Four oldest ferries will keep running
PORT TOWNSEND, Wash. – Four Steel Electric-class vessels, the oldest used as ferries on salt water in the United States, will remain in service on the Port Townsend-Keystone run, state officials have decided.
After six years and studies costing $5.5 million, a switch to larger boats had to be ruled out for the foreseeable future largely because of the difficulty and expense of adapting the two small terminals for larger vessels, said W. Michael Anderson, executive director of Washington State Ferries.
Parts of the studies will be useful in future planning, he said.

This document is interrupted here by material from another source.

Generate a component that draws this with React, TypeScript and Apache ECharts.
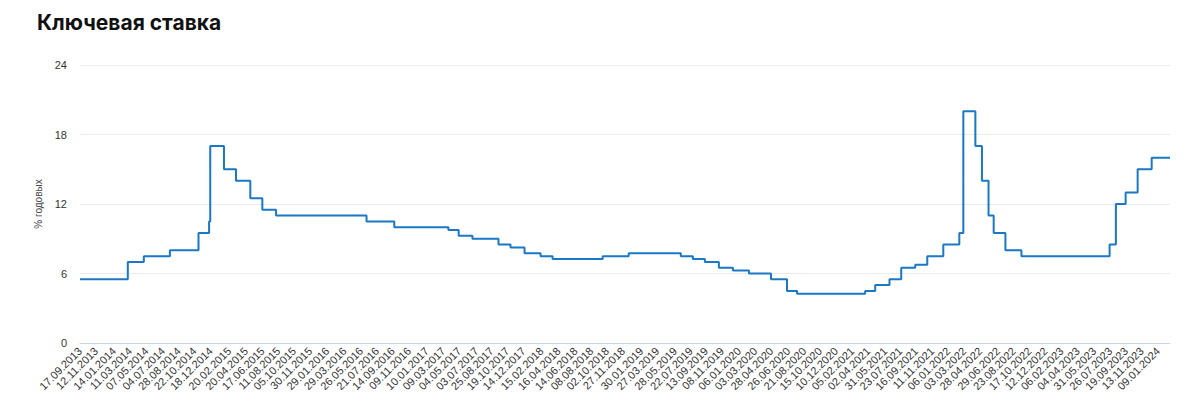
import React, { useEffect, useRef } from "react";
import * as echarts from "echarts";

// Key rate change dates (dd.mm.yyyy) and the rate effective from each date, % per year
const changeDates: string[] = [
  "17.09.2013", "03.03.2014", "28.04.2014", "28.07.2014", "05.11.2014", "12.12.2014",
  "16.12.2014", "02.02.2015", "16.03.2015", "05.05.2015", "16.06.2015", "03.08.2015",
  "14.06.2016", "19.09.2016", "27.03.2017", "02.05.2017", "19.06.2017", "18.09.2017",
  "30.10.2017", "18.12.2017", "12.02.2018", "26.03.2018", "17.09.2018", "17.12.2018",
  "17.06.2019", "29.07.2019", "09.09.2019", "28.10.2019", "16.12.2019", "10.02.2020",
  "27.04.2020", "22.06.2020", "27.07.2020", "22.03.2021", "26.04.2021", "15.06.2021",
  "26.07.2021", "13.09.2021", "25.10.2021", "20.12.2021", "14.02.2022", "28.02.2022",
  "11.04.2022", "04.05.2022", "27.05.2022", "14.06.2022", "25.07.2022", "19.09.2022",
  "24.07.2023", "15.08.2023", "18.09.2023", "30.10.2023", "18.12.2023", "20.02.2024",
];
const rates: number[] = [
  5.5, 7.0, 7.5, 8.0, 9.5, 10.5,
  17.0, 15.0, 14.0, 12.5, 11.5, 11.0,
  10.5, 10.0, 9.75, 9.25, 9.0, 8.5,
  8.25, 7.75, 7.5, 7.25, 7.5, 7.75,
  7.5, 7.25, 7.0, 6.5, 6.25, 6.0,
  5.5, 4.5, 4.25, 4.5, 5.0, 5.5,
  6.5, 6.75, 7.5, 8.5, 9.5, 20.0,
  17.0, 14.0, 11.0, 9.5, 8.0, 7.5,
  8.5, 12.0, 13.0, 15.0, 16.0, 16.0,
];

const tickLabels: string[] = [
  "17.09.2013", "12.11.2013", "14.01.2014", "11.03.2014", "07.05.2014", "04.07.2014",
  "28.08.2014", "22.10.2014", "18.12.2014", "20.02.2015", "20.04.2015", "17.06.2015",
  "11.08.2015", "05.10.2015", "30.11.2015", "29.01.2016", "29.03.2016", "26.05.2016",
  "21.07.2016", "14.09.2016", "09.11.2016", "10.01.2017", "09.03.2017", "04.05.2017",
  "03.07.2017", "25.08.2017", "19.10.2017", "14.12.2017", "15.02.2018", "16.04.2018",
  "14.06.2018", "08.08.2018", "02.10.2018", "27.11.2018", "30.01.2019", "27.03.2019",
  "28.05.2019", "22.07.2019", "13.09.2019", "08.11.2019", "06.01.2020", "03.03.2020",
  "28.04.2020", "26.06.2020", "21.08.2020", "15.10.2020", "10.12.2020", "05.02.2021",
  "02.04.2021", "31.05.2021", "23.07.2021", "16.09.2021", "11.11.2021", "06.01.2022",
  "03.03.2022", "28.04.2022", "29.06.2022", "23.08.2022", "17.10.2022", "12.12.2022",
  "06.02.2023", "04.04.2023", "31.05.2023", "26.07.2023", "19.09.2023", "13.11.2023",
  "09.01.2024",
];

const yTicks: number[] = [0, 6, 12, 18, 24];

function toTs(s: string): number {
  const [d, m, y] = s.split(".").map(Number);
  return Date.UTC(y, m - 1, d);
}
function fmt(ts: number): string {
  const dt = new Date(ts);
  const dd = String(dt.getUTCDate()).padStart(2, "0");
  const mm = String(dt.getUTCMonth() + 1).padStart(2, "0");
  return `${dd}.${mm}.${dt.getUTCFullYear()}`;
}

export default function App() {
  const ref = useRef<HTMLDivElement>(null);
  useEffect(() => {
    if (!ref.current) return;
    const chart = echarts.init(ref.current, null, { renderer: "svg" });
    const data = changeDates.map((d, i) => [toTs(d), rates[i]]);
    const tickTs = tickLabels.map(toTs);
    chart.setOption({
      animation: false,
      backgroundColor: "#ffffff",
      title: {
        text: "Ключевая ставка",
        left: 32,
        top: 7,
        textStyle: {
          fontFamily: "Inter, 'Noto Sans', sans-serif",
          fontSize: 21,
          fontWeight: 700,
          color: "#111111",
        },
      },
      grid: { left: 80, right: 30, top: 65, bottom: 62, containLabel: false },
      xAxis: {
        type: "value",
        min: toTs(changeDates[0]),
        max: toTs(changeDates[changeDates.length - 1]),
        axisLine: { show: true, lineStyle: { color: "#ccd6eb", width: 1 } },
        axisTick: { show: false },
        splitLine: { show: false },
        axisLabel: {
          customValues: tickTs,
          rotate: 45,
          fontSize: 11,
          color: "#333333",
          fontFamily: "'Liberation Sans', Arial, sans-serif",
          margin: 6,
          hideOverlap: false,
          showMinLabel: true,
          showMaxLabel: true,
          formatter: (v: number) => fmt(v),
        },
      },
      yAxis: {
        type: "value",
        min: yTicks[0],
        max: yTicks[yTicks.length - 1],
        interval: 6,
        name: "% годовых",
        nameLocation: "middle",
        nameGap: 37,
        nameTextStyle: {
          fontSize: 10,
          color: "#444444",
          fontFamily: "'Liberation Sans', Arial, sans-serif",
        },
        axisLine: { show: false },
        axisTick: { show: false },
        splitLine: { lineStyle: { color: "#ebebeb", width: 1 } },
        axisLabel: {
          fontSize: 11,
          color: "#333333",
          margin: 13,
          fontFamily: "'Liberation Sans', Arial, sans-serif",
        },
      },
      series: [
        {
          type: "line",
          step: "end",
          data,
          showSymbol: false,
          lineStyle: { color: "#1a78c6", width: 2 },
          itemStyle: { color: "#1a78c6" },
        },
      ],
    });
    return () => chart.dispose();
  }, []);
  return (
    <div
      ref={ref}
      style={{ position: "absolute", left: 0, top: 0, width: 1200, height: 405 }}
    />
  );
}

“The moneys that have been spent are not wasted,” Anderson said. “It’s not money that we’re throwing away.”
The Illahee, Klickitat, Nisqually and Quinault, built in 1927 with a capacity of about 60 cars and more than 600 passengers, are the only vessels in the state ferry fleet small enough for the terminals at Port Townsend on the northeast tip of the Olympic Peninsula and Keystone on the west side of Whidbey Island.
They have had problems with leaks and eventually must be replaced, probably with boats that can carry up to 100 cars, but the state now has neither the funds nor a time frame for construction, and public opinion also has to be considered, Anderson said Tuesday at a ferry committee meeting.
The four boats have “80-year-old hulls, and nothing lasts forever,” Anderson said. “Eventually, we’re going to have to replace them – and if we’re going to replace them, let’s look at what our communities want.”
For motorists, the shortest alternative to the half-hour crossing is a combination of driving and two ferry runs, Kingston-Edmonds and Clinton-Mukilteo.
If the Coast Guard finds one of the vessels to be unsafe, the other three will be shuffled to maintain service on the route, Anderson said.
If all four are found to be unsafe, ferry officials will consider several emergency options, including “scanning the world” for replacements or switching to passenger-only service, he said.
Ferry officials previously were considering the use of 144-car ferries between Keystone and Port Townsend, but residents on both sides of the run didn’t want boats that big.
“This is exactly what we were hoping for,” Coupeville Mayor Nancy Conard said.
Construction of the 144-car ferries, similar to the Issaquah-class boats with a capacity of about 1,500 passengers and usable on other runs, has been stalled by wrangling among area shipyards.
Legislation signed Tuesday by Gov. Chris Gregoire allows Todd Pacific Shipyards of Seattle, J.M. Martinac Shipbuilding Corp. of Tacoma and Nichols Brothers Boat Builders of Whidbey Island to work together in getting the first boat completed by 2009.
Lawmakers approved construction of the four ferries in 2001 and a contract was awarded to Todd in 2005, but Martinac claimed it had been knocked out of the competition illegally and a judge agreed. More litigation has followed.